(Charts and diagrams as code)
──────
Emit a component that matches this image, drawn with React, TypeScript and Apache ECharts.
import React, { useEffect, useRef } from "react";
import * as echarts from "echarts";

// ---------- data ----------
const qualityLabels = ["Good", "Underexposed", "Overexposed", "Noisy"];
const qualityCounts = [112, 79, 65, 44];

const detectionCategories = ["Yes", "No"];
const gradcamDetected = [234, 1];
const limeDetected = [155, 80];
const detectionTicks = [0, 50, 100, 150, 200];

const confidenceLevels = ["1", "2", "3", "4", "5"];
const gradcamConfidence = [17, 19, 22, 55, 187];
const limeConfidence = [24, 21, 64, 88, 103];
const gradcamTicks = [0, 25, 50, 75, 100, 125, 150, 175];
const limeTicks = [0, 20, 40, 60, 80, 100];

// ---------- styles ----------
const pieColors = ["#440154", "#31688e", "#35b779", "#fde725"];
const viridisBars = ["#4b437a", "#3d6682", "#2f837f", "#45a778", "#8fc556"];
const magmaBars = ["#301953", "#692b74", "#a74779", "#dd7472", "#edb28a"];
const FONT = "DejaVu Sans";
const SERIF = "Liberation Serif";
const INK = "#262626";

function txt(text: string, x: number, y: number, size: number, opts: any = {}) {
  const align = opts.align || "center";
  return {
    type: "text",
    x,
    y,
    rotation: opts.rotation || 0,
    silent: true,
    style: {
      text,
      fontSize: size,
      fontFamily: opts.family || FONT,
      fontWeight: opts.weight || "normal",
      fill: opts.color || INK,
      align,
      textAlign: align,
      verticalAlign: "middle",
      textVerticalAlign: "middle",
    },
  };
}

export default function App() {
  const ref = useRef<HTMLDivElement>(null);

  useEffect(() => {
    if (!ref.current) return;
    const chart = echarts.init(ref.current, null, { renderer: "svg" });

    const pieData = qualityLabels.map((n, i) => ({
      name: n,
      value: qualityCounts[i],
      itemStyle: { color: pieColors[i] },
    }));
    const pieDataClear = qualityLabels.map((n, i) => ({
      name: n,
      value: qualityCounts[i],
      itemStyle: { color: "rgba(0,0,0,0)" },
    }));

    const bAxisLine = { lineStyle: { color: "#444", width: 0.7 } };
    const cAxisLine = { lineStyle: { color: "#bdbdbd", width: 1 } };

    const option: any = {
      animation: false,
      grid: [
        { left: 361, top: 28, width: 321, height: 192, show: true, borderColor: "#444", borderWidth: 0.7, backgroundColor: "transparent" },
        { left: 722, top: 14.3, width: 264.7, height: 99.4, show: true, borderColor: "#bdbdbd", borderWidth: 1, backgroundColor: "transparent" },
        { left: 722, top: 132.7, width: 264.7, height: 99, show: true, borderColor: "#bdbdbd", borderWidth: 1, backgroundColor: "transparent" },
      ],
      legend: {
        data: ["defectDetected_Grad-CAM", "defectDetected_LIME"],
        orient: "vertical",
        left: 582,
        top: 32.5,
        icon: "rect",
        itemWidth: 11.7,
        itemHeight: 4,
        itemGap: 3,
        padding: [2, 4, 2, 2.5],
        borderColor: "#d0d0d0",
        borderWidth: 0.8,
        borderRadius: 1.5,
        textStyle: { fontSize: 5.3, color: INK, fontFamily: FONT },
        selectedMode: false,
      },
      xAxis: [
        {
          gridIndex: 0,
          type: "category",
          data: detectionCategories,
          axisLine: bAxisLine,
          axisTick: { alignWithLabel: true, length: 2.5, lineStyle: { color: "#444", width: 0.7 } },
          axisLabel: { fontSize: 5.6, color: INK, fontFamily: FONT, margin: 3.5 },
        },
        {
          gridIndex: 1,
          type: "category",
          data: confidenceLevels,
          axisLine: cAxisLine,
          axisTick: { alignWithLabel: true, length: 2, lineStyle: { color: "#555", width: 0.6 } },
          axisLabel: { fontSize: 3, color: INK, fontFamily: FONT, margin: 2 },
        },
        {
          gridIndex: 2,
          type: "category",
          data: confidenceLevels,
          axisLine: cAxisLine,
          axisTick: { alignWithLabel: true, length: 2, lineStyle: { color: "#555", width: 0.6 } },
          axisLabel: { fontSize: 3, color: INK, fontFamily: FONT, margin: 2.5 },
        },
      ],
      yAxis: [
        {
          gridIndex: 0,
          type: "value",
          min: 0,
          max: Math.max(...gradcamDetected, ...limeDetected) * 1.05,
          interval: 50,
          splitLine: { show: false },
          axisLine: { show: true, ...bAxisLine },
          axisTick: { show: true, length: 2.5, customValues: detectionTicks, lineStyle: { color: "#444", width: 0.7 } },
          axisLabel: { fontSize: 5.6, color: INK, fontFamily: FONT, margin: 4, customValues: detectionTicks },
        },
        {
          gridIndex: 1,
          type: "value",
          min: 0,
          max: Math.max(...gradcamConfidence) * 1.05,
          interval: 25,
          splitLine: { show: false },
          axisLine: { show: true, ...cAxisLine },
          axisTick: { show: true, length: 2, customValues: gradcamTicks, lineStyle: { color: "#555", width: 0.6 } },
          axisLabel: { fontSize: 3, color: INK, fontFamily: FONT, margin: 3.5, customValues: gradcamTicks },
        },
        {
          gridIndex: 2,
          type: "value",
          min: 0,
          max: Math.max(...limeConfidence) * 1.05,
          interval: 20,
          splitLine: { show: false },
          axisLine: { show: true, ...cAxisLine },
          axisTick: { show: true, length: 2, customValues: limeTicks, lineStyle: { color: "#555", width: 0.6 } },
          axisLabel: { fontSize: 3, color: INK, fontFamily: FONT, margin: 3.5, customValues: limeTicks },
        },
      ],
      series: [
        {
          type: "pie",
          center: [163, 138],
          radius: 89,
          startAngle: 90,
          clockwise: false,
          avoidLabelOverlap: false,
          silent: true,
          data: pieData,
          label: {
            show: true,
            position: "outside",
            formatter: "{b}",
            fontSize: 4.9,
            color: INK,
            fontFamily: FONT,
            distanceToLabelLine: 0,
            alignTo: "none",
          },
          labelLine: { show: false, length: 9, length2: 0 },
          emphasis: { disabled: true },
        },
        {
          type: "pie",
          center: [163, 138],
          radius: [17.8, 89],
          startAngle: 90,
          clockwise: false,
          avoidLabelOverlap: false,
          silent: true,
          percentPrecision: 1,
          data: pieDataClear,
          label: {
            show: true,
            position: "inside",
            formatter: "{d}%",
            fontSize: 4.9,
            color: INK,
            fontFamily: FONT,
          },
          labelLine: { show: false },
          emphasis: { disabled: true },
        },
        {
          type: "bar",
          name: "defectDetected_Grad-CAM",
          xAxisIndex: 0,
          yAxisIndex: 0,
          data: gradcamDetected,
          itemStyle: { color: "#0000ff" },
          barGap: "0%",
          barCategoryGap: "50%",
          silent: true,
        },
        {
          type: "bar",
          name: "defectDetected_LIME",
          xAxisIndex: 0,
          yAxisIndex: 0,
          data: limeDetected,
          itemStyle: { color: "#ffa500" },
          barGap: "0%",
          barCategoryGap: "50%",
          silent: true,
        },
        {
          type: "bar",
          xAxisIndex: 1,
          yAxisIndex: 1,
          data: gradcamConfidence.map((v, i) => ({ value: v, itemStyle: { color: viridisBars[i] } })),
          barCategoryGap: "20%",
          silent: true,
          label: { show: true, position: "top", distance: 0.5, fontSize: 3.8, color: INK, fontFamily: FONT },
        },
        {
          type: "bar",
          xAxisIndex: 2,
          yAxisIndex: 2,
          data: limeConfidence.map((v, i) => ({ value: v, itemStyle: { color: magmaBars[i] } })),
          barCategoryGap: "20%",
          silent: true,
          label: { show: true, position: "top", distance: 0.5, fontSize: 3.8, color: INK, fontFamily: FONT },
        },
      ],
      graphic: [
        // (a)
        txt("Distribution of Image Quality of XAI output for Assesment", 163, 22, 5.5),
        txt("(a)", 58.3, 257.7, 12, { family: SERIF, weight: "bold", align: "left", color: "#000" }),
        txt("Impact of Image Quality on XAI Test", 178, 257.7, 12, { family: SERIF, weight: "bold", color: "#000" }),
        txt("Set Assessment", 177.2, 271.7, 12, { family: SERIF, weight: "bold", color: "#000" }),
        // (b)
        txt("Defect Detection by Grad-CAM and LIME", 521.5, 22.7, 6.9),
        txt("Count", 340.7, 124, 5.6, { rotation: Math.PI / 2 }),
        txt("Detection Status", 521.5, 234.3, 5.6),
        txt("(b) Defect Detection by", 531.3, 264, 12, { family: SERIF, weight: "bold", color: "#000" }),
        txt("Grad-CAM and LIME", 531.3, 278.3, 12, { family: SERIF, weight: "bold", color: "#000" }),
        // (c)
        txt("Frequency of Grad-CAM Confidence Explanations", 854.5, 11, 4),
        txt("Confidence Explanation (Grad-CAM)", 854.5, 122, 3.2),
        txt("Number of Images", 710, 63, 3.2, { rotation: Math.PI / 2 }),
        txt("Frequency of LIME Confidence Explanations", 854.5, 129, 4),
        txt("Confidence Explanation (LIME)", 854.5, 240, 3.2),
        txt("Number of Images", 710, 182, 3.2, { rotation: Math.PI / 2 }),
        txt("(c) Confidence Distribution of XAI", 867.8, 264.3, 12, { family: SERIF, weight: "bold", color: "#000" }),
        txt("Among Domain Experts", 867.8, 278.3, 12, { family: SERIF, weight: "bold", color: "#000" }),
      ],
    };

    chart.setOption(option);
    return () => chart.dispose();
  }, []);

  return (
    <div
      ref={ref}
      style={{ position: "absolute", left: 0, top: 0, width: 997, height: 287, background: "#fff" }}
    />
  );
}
──────
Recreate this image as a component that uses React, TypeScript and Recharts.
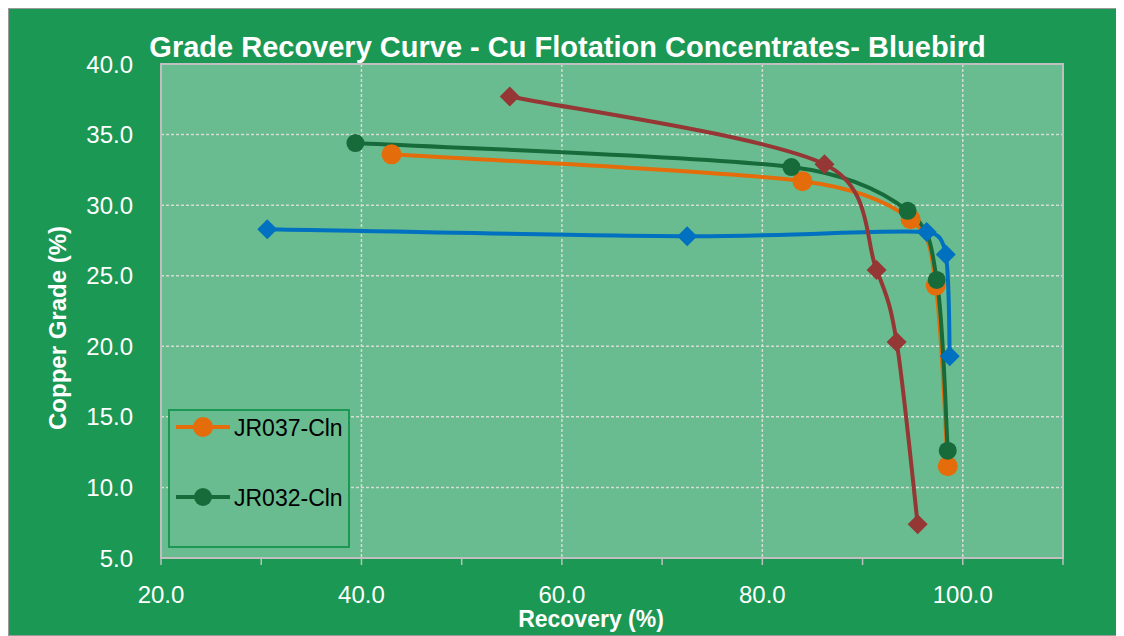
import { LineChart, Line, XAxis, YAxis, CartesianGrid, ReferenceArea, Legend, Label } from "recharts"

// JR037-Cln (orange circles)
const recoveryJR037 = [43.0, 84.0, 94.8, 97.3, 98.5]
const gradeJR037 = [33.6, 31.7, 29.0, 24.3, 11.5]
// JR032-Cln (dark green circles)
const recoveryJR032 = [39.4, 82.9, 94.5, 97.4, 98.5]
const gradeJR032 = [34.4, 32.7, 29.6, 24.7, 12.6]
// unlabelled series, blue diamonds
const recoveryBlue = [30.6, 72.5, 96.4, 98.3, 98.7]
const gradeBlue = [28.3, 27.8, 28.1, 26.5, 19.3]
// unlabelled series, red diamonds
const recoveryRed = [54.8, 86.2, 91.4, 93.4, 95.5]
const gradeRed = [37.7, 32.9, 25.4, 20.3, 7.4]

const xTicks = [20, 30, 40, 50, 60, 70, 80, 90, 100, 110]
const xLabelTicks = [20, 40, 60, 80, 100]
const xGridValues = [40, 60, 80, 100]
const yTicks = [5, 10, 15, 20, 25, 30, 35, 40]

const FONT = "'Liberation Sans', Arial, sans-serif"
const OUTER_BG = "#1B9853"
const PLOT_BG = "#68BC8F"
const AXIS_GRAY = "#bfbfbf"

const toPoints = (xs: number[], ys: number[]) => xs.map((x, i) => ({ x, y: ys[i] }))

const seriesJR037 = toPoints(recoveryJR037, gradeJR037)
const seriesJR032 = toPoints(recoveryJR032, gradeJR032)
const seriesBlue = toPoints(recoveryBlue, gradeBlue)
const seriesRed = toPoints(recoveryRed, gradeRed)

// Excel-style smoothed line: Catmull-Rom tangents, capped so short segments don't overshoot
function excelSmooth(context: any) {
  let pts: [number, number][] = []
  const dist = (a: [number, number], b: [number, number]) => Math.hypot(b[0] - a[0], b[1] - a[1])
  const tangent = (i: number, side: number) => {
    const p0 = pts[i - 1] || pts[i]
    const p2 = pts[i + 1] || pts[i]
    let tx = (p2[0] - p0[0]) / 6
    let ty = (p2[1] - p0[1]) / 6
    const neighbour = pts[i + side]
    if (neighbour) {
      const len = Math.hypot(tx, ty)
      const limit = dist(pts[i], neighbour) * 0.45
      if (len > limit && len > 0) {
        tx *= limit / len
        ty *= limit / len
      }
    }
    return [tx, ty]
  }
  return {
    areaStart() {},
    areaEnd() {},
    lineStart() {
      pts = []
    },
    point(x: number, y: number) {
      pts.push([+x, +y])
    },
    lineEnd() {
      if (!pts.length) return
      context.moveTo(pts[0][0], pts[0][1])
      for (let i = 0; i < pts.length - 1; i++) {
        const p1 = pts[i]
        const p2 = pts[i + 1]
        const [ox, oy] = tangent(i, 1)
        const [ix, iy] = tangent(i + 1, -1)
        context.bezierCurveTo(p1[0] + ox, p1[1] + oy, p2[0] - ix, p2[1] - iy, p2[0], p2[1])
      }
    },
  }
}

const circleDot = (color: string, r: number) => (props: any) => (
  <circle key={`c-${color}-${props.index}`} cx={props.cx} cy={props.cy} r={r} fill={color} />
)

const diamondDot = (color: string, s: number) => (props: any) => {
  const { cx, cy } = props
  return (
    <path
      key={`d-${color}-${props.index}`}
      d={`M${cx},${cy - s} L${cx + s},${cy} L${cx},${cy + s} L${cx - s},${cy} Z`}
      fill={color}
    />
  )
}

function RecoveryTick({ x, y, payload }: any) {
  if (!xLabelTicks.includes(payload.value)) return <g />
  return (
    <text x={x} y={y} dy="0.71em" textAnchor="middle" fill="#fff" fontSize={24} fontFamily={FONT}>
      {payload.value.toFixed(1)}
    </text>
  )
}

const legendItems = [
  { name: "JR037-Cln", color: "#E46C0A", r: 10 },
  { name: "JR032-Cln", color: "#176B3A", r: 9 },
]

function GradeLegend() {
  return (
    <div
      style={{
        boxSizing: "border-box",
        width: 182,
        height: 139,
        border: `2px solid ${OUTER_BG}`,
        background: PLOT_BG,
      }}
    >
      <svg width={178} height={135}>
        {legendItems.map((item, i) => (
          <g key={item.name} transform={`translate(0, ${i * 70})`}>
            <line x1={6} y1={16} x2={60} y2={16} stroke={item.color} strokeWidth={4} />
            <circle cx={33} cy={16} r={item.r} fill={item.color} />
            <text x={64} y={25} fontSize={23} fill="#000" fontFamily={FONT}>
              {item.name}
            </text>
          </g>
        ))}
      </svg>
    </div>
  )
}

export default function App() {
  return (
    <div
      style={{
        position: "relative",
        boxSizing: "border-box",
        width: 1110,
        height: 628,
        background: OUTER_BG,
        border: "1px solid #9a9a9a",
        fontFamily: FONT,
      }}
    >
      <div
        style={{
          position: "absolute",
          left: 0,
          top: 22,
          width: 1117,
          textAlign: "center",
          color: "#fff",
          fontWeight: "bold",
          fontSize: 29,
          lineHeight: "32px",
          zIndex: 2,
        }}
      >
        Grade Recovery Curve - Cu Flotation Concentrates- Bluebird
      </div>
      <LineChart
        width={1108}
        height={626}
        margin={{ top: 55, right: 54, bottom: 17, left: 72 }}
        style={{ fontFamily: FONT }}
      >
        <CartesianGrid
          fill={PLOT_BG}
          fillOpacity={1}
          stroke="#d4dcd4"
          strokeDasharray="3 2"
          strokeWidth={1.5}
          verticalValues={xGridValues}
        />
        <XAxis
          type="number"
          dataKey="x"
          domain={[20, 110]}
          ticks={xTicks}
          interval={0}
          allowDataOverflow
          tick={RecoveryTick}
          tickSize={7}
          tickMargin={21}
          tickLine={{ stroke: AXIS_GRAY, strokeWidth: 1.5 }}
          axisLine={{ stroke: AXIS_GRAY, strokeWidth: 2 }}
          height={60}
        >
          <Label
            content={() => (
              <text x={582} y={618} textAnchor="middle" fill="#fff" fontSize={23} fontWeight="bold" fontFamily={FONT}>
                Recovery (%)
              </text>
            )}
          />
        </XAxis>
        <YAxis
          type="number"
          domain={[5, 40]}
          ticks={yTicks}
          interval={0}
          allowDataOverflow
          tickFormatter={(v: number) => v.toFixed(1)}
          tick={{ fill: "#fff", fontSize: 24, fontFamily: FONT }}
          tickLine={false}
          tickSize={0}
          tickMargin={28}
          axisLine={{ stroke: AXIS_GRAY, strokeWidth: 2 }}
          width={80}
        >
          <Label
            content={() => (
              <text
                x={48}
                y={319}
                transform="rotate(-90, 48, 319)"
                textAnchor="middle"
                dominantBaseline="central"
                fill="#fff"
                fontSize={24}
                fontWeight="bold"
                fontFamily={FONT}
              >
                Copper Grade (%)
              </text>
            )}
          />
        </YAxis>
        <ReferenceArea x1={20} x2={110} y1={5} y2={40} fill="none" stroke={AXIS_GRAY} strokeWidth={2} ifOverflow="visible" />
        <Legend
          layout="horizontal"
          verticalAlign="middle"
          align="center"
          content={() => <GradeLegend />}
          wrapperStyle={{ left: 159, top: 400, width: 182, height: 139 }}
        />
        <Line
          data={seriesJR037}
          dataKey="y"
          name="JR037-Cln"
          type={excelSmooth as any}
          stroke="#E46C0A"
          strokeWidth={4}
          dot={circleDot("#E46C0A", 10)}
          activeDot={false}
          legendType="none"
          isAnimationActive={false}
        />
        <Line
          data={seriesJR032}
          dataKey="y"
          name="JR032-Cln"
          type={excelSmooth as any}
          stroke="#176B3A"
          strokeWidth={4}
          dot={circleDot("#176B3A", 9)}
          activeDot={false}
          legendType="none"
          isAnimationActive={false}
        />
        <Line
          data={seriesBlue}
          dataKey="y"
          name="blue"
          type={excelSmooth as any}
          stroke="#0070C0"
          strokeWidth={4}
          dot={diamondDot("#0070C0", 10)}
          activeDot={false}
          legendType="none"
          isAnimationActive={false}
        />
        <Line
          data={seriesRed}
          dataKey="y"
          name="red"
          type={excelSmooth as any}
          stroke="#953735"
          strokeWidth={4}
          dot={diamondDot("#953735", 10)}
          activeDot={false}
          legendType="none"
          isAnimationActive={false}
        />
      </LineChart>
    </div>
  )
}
──────
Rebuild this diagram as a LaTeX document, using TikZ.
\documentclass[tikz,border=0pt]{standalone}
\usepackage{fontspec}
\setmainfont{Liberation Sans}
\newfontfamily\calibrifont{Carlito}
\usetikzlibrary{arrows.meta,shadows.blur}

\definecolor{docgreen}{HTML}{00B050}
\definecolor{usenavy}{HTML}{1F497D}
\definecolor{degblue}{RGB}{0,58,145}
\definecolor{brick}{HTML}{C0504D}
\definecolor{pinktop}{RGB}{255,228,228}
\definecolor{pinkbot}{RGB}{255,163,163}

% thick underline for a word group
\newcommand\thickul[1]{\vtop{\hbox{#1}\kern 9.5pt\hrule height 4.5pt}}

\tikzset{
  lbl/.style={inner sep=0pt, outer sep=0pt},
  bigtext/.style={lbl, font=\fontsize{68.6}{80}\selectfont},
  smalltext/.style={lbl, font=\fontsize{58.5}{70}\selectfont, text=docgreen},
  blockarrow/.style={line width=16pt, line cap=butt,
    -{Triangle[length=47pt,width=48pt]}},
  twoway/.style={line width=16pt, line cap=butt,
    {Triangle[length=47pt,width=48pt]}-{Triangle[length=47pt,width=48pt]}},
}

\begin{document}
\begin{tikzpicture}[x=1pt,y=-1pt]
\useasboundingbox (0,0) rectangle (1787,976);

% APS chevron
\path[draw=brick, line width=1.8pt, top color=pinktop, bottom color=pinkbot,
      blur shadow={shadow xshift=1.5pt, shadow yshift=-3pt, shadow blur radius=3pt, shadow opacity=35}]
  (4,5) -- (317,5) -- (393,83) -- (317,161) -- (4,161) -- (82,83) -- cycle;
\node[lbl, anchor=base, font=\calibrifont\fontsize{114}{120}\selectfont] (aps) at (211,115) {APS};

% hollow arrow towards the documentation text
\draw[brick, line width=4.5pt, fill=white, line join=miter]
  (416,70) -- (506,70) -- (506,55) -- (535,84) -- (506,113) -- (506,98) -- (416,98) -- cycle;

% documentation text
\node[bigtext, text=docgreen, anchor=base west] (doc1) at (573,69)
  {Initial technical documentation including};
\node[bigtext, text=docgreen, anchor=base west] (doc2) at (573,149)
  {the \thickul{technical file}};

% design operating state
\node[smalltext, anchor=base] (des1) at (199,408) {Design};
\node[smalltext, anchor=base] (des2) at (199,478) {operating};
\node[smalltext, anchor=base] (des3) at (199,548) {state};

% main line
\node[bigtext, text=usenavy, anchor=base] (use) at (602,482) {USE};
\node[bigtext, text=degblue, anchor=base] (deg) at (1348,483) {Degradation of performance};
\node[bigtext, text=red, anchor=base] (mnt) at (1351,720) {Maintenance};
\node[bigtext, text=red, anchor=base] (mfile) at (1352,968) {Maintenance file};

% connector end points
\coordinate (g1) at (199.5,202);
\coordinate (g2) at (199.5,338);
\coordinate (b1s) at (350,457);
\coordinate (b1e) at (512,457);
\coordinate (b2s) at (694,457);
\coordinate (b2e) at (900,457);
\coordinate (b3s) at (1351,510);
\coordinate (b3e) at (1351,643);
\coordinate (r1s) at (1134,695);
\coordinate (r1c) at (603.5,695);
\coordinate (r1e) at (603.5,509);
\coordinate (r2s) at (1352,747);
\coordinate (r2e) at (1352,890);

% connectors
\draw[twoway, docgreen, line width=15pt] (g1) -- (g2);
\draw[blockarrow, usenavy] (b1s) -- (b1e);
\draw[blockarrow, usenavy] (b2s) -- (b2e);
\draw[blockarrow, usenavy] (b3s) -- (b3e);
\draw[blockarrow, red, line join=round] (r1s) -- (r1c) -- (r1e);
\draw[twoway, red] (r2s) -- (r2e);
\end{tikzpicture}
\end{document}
──────
● Required task
Skip all pictures and retype only the stretch from the line that holds "Recreate this image" through the line that holds "ReferenceArea, Legend, Label", exactly as written.

● Finished exercise
Recreate this image as a component that uses React, TypeScript and Recharts.
import { LineChart, Line, XAxis, YAxis, CartesianGrid, ReferenceArea, Legend, Label } from "recharts"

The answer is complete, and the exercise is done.